Federal Communications Commissioner Mignon Clyburn, a Democrat appointed to the FCC in 2009, announced Tuesday that she is stepping down. Her move came one day after Terrell McSweeny, a Democrat on the Federal Trade Commission, also said she was departing.
Clyburn supported many of the agency's Obama-era policies, including the former net neutrality rules. She strongly dissented from Chairman Ajit Pai's repeal, which he called the "Restoring Internet Freedom Order," but she re-named the "Destroying Internet Freedom Order."
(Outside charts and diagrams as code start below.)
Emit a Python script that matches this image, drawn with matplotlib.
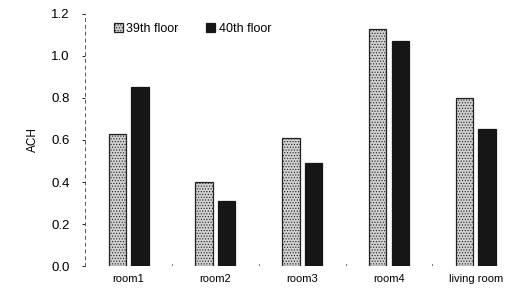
import numpy as np
import matplotlib
matplotlib.use("Agg")
import matplotlib.pyplot as plt

plt.rcParams['font.family'] = ['Liberation Sans', 'DejaVu Sans']
plt.rcParams['hatch.linewidth'] = 0.5

rooms = ["room1", "room2", "room3", "room4", "living room"]
floor39 = [0.63, 0.40, 0.61, 1.13, 0.80]
floor40 = [0.85, 0.31, 0.49, 1.07, 0.65]

fig = plt.figure(figsize=(5.26, 3.02), dpi=100)
ax = fig.add_axes([0.162, 0.119, 0.825, 0.835])

x = np.arange(len(rooms))
w = 0.2
ax.bar(x - 0.13, floor39, w, color="#d0d0d0", edgecolor="#222222", hatch="......",
       linewidth=0.9, label="39th floor")
ax.bar(x + 0.13, floor40, w, color="#161616", edgecolor="#161616",
       linewidth=0.9, label="40th floor")

ax.set_xlim(-0.5, 4.5)
ax.set_ylim(0, 1.2)
ax.set_yticks(np.arange(0, 1.21, 0.2))
ax.set_yticklabels(["%.1f" % v for v in np.arange(0, 1.21, 0.2)], fontsize=9.5)
ax.set_xticks(x)
ax.set_xticklabels(rooms, fontsize=8)
ax.tick_params(axis="x", length=0, pad=6)
ax.tick_params(axis="y", length=2, width=0.6, pad=9)
ax.set_ylabel("ACH", fontsize=8.5, labelpad=9)

for s in ["top", "right", "bottom"]:
    ax.spines[s].set_visible(False)
ax.spines["left"].set_linestyle((0, (3, 4)))
ax.spines["left"].set_linewidth(0.7)
ax.spines["left"].set_color("#555555")
for b in np.arange(0.5, 4.6, 1.0):
    ax.plot([b, b], [0, 0.008], color="#555555", lw=0.6)

ax.legend(loc="upper left", bbox_to_anchor=(0.04, 1.01), ncol=2, frameon=False,
          fontsize=9, handlelength=0.7, handleheight=0.7, handletextpad=0.3,
          columnspacing=2.2)

fig.savefig("out.png", dpi=100)
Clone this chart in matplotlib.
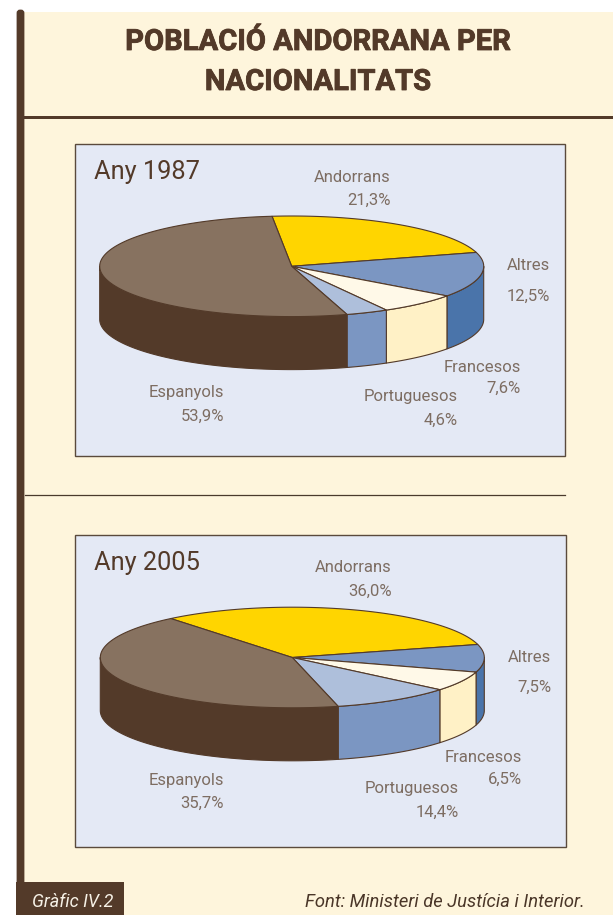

Clyburn also voted in favor of broadband privacy rules that would have required Internet service providers to obtain consumers' explicit consent before tracking them for ad targeting. Congress repealed those rules last year.
In 2013, she served as interim chair of the agency between the resignation of Julius Genachowski and the appointment of Tom Wheeler. Her brief tenure as head of the agency was noted by Pai, who tweeted a response to Clyburn's resignation Tuesday.
"Congratulations to @MClyburnFCC on your distinguished tenure at the @FCC, including serving as 1st woman to lead the agency!" Pai posted. "You leave behind a rich legacy and many friends. Godspeed and thank you for your public service."
Also this week, Federal Trade Commissioner McSweeny said she plans to leave that agency, where she has served since 2014. McSweeny was also a strong supporter of privacy protections, and had voiced opposition to the repeal of the net neutrality rules.
Last year, before Congress revoked the Obama-era broadband privacy rules, McSweeny and Clyburn co-authored an op-ed arguing against the repeal.
Acting FTC Chair Maureen Ohlhausen this week called McSweeny "an exemplary Commissioner" and "a steadfast advocate for consumers and competition."
McSweeny's last day with the FTC will be April 28. Clyburn plans to leave the FCC before the agency's May meeting.